Чем ближе к Троице, тем пуще разыгрывалась непогодь. Вспоминая вчерашний солнечный денек, Семка вздыхал невесело. Свинцовые тучи, низкие, тяжелые, в клочья разодранные ветром, торопливо обгоняли одна другую. Подобная белому покрывалу, которое волокла за собой туча, застилая дали белесой мглой, шла метель. Стало совсем холодно. Посыпалась снежная крупа, белые шарики запрыгали по дороге, застревали в складках плаща, сухими щелчками ударяли по шлему.
Семен свернул с Ярославской дороги в лес. Сразу вокруг потемнело. Слушал, как сосны гудят под ветром, и страх холодной струйкой тек в душу: «Ишь шумит бор, как живой стонет, гневается. Хорошо, днем ехать довелось, а ночью… Не приведи бог, как пить дать, закружил бы леший, ведь как там ни прикидывай — прав ты аль нет, еще не ведомо, а попа облаять успел. И понес же меня лукавый к нему! Коли за разбой вздумал взяться, почто к попу идти. Тоже станишник выискался! Э… да и какой из меня станишник — не дал бог медведю волчьей смелости!»
Приехал в Троицу продрогший, лихоманка била. В церкви немного отогрелся, а к отцу Сергию пошел — опять дрожь пробрала: чаял увидеть грозного владыку — вся Русь его знает. Увидел простого чернеца, улыбнувшегося ему ласково из полумрака. Ни мантии шелковой, ни парчи златотканой, только вечерний луч, пробившись сквозь тучи, бросил узкую полоску красного золота на его грубую холщовую ризу.
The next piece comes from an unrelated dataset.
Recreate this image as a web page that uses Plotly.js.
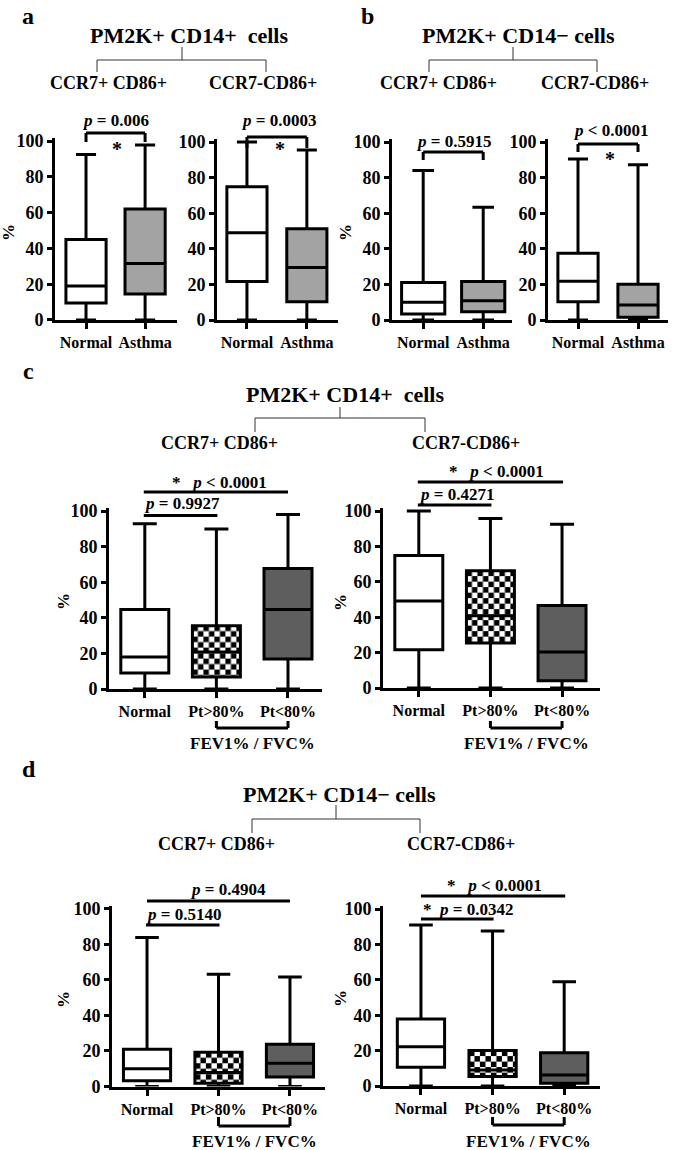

От этой простоты и бедности потеплело на душе. Опять повторил рассказ о ранах, о горе своем, о станичниках… Замолк, собрался с духом, потупясь, кончил:
— А вчерась, на исповеди у Всех святых, что на Черторье, повздорил я с попом тамошним, не благословил он меня на такое дело, а за то, что поперечил ему, чуть не проклял, от него и к тебе пришел…
Замолк на полуслове, не смел поднять глаза.
А Сергий смотрел на парня тревожно и радостно. В памяти встали давным–давно ушедшие дни. Вспомнилась своя юность, и с прежней, знакомой болью шевельнулась мысль о судьбах Руси. «Тогда еще, — думал Сергий, — от жалости к родной земле кровью изошло сердце. Не видел спасения, да и не было его, ушел в леса, стал отцом Сергием, как умел, врачевал людское горе, глядел в души обездоленных и ничего, кроме холодного ужаса, не находил там, а вот когда близится старость, когда первый иней упал на виски, довелось узнать новых людей.